Travelling from Baghdad, representatives of Iraq’s ethnic and religious communities will be meeting with the European Parliament’s Delegation for Relations with Iraq on Wednesday, 5 October 2011 in the first meeting of its kind since the occupation of Iraq in 2003.
The 14-strong delegation, representing the Christian, Mandaean-Sabean, Shabak, Yezidi communities will meet with European institutions as well as the Belgian Senate, and Flemish Parliament. The meeting has been made possible through the efforts of the Iraqi Council of Representatives, European Parliament Delegation for relations with Iraq, Institute for International Law and Human Rights (IILHR) and U.S. Institute of Peace (USIP), with the support of No Peace Without Justice (NPWJ) and the Unrepresented Nations and Peoples Organization (UNPO).
Coming after the formation in July 2010 of the Minorities Caucus in the Iraqi Council of Representatives and hearings in the European Parliament in both the Delegation for Relations with Iraq and the Subcommittee on Human Rights, the visit will be a key step as the Caucus moves to develop a concrete plan of potential legislative action that stands to include reform of Iraq’s personal status laws, local administration legislation, an anti-discrimination law, and reform of Iraq’s educational curriculum. It will also see the European launch of the IILHR’s‘Minorities and the Law in Iraq’report which provides one of the first analyses of both Iraqi law and minorities, and how the role of minorities could be strengthened.

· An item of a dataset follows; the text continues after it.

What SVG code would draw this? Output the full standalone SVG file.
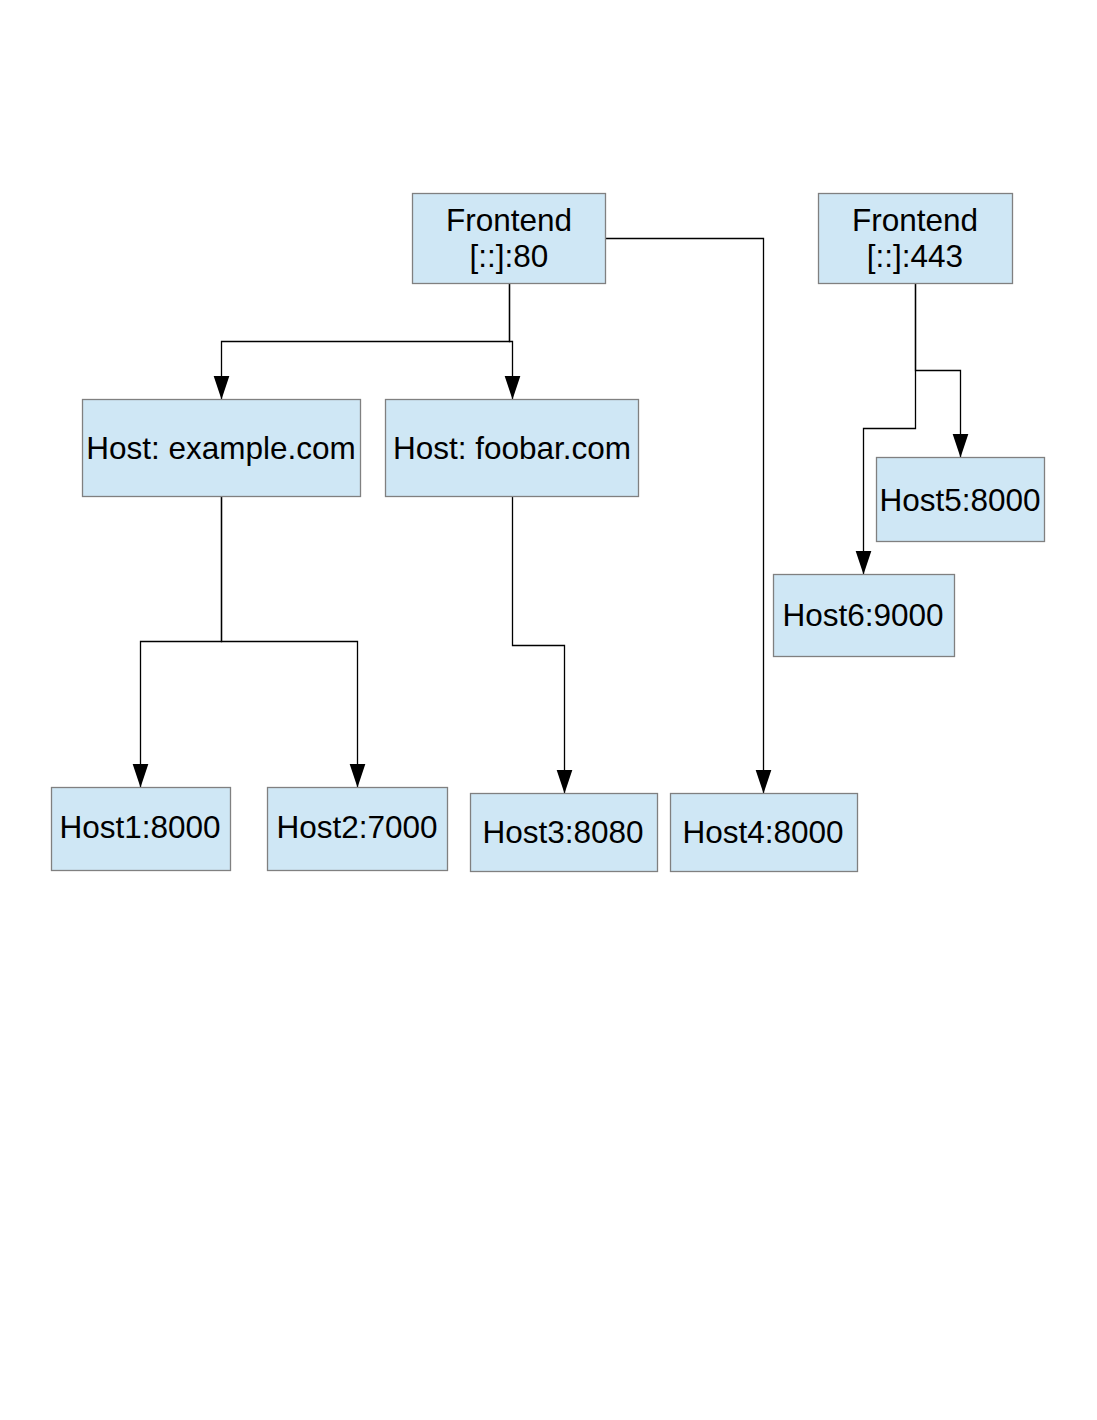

Director of the IILHR, William Spencer, noted that the visit “came after long negotiation but at an important point in Iraq’s history…the future of minorities in Iraq may depend on the level of cooperation we will see in the coming days.” The visit was however only “the latest step in a long series of initiatives pursued by NPWJ and others to support reconciliation and accountability in Iraq today,” Niccolò Figà-Talamanca, Secretary General of NPWJ stressed. Reflecting on two decades of working with Iraqi minorities, Marino Busdachin, UNPO General Secretary, noted that “now the onus must be to pool European experience and support deputies in Iraq…time is running to save age-old communities.”